Recently, I have been reflecting upon why I believe my faith calls me to join Jacob in this struggle. I’ve told the story about how I took multiple mission trips when I was younger, through this church. Those trips where the first point where I came into contact with tangible poverty and a faith that bolstered and supported peoples’ lives. I’ve told stories about taking Discipleship classes here, about youth groups, about pot-lucks and about volunteering here. It is surprising to me, the influence this church has played in my life. It is an institution that raised and formed me. Whether you all realize it or not, this is a church that fought for my well-being and blessing.
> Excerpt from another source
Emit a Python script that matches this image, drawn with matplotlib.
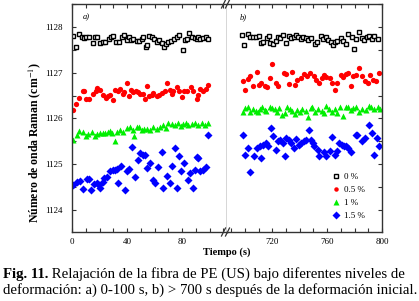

This is what I have learned throughout this past year as a Young Adult Volunteer: the role our churches have in our communities. It is a formative institution that can and should guide and develop people: old and young. Jacob wrestled with God and humanity because he believed he deserved the blessing. This blessing wasn’t for him alone, but for his family that crossed the river before him. Our churches can and should be strong institutions in our communities. Our churches should advocate and develop our children in their schools, in their public life and in their families. Now, I’m not calling for a repeal of church and state, but I am calling for the realization that churches can and should be teaching institutions. Like Jacob, we should see our membership to our churches as a responsibility to develop people. Like the first block walk, our faith calls us to meet people where they are and how they are. Like those house meetings, the churches we create lie in the relationships we have with others.
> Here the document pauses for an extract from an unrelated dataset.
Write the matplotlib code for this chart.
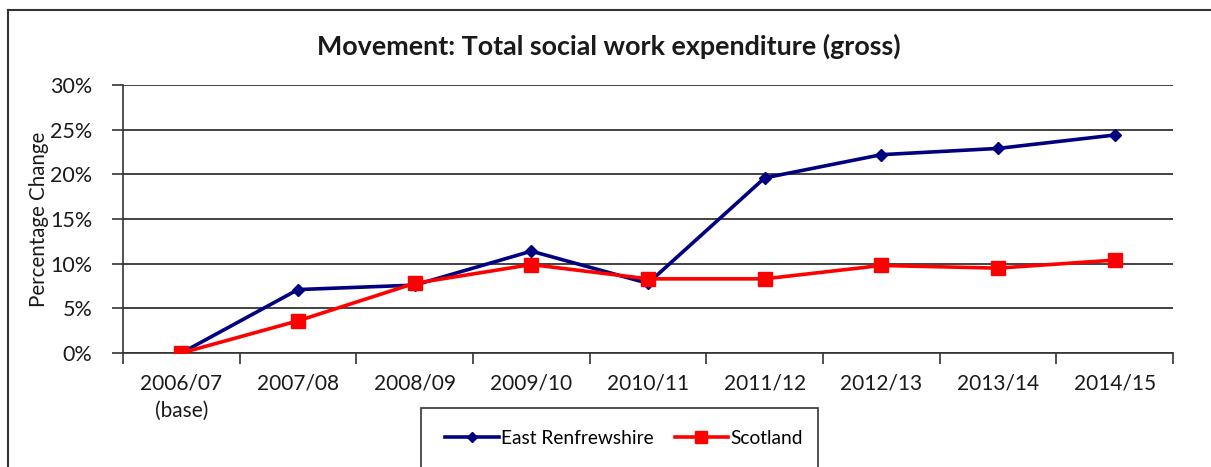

Now there is much to be said about this struggle for God’s blessing. Define it how you will, know the blessing will never come easy. But we don’t walk this path alone: we fight it as an institution with the belief that our faith is this story. Our faith calls us to be active in our communities, our faith calls us to meet others where they are and to create relationships that involve knowing others’ struggles. Our birthright, the story of our Christianity is littered with this truth of struggling for God’s blessing. We struggle because we believe our churches and communities deserve it.
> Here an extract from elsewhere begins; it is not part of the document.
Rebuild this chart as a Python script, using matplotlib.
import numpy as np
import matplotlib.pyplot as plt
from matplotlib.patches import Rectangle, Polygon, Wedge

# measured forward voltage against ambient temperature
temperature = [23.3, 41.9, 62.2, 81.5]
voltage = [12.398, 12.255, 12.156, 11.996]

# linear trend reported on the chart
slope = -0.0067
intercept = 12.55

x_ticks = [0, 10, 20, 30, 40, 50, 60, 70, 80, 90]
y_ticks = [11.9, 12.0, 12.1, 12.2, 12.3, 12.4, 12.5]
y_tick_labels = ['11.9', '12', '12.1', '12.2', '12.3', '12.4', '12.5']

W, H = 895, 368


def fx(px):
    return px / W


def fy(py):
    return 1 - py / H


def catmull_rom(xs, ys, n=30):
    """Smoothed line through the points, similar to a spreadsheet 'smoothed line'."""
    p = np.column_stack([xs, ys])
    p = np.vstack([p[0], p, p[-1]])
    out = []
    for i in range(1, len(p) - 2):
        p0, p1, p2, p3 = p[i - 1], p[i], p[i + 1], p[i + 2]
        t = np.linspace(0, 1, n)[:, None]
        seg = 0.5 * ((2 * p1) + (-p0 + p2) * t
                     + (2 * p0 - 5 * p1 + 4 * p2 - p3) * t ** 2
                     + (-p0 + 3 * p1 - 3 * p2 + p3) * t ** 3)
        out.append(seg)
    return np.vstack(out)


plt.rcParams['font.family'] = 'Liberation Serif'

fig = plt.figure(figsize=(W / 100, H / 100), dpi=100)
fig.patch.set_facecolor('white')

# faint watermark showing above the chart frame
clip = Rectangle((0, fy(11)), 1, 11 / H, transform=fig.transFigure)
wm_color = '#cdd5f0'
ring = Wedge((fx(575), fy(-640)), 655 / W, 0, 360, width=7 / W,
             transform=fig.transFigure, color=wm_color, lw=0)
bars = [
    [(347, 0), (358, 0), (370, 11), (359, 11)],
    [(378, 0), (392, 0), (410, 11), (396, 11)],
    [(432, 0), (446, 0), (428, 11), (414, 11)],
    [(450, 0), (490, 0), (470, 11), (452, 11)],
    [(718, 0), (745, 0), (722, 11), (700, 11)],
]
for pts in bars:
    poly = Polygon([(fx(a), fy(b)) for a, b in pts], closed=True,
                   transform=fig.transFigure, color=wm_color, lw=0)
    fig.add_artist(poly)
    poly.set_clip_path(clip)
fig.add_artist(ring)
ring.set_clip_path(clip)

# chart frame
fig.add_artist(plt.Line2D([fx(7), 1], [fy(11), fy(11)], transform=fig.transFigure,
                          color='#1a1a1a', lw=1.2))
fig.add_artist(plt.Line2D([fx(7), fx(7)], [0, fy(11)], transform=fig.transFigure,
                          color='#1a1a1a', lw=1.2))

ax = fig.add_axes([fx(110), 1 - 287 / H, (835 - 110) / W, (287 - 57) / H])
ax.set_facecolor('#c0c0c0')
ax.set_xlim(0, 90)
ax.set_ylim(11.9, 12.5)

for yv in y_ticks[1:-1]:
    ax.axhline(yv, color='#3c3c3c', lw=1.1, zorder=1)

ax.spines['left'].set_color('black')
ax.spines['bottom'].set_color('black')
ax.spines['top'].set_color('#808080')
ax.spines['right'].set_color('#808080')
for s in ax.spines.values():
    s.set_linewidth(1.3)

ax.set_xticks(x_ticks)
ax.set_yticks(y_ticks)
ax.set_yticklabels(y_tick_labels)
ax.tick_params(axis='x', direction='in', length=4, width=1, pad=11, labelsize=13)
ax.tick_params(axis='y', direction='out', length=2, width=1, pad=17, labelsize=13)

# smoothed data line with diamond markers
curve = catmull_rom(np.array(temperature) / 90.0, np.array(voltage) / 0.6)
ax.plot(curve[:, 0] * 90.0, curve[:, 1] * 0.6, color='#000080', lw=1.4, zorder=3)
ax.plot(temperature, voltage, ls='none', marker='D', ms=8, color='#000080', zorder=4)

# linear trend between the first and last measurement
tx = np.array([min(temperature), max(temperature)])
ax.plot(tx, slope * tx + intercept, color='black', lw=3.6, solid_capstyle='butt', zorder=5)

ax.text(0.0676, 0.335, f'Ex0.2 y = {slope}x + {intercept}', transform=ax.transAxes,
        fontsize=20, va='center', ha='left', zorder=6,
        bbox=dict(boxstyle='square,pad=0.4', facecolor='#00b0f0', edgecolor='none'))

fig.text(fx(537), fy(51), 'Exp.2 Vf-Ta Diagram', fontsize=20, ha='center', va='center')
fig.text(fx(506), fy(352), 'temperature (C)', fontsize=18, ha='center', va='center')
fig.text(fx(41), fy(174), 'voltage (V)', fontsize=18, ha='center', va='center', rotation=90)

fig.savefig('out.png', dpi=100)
Now, I want you all to know that I’ve been bragging about Iola, while in San Antonio. I talk about this small town in a distinctive and familiar sort of way. It is a town that is closely knit; simply by being the size that it is. I tell the story about how when I got in my first car accident, my mom knew and called me before the police could get to my car. I talk about how I would go running through this town and people would recognize me. People know each other here. This fact, however, is fading in our society. People are becoming more individualistic, more removed and isolated. Church is one of the few places where people still come together weekly. Bonded by faith and community, we have a responsibility to building a church family that knows its members anxieties, to recognize our call to struggle for others and ourselves and to do this together. It is branded in our Christianity: because Jacob believed his family and his own self were worth the dignity of God’s blessing. We should too.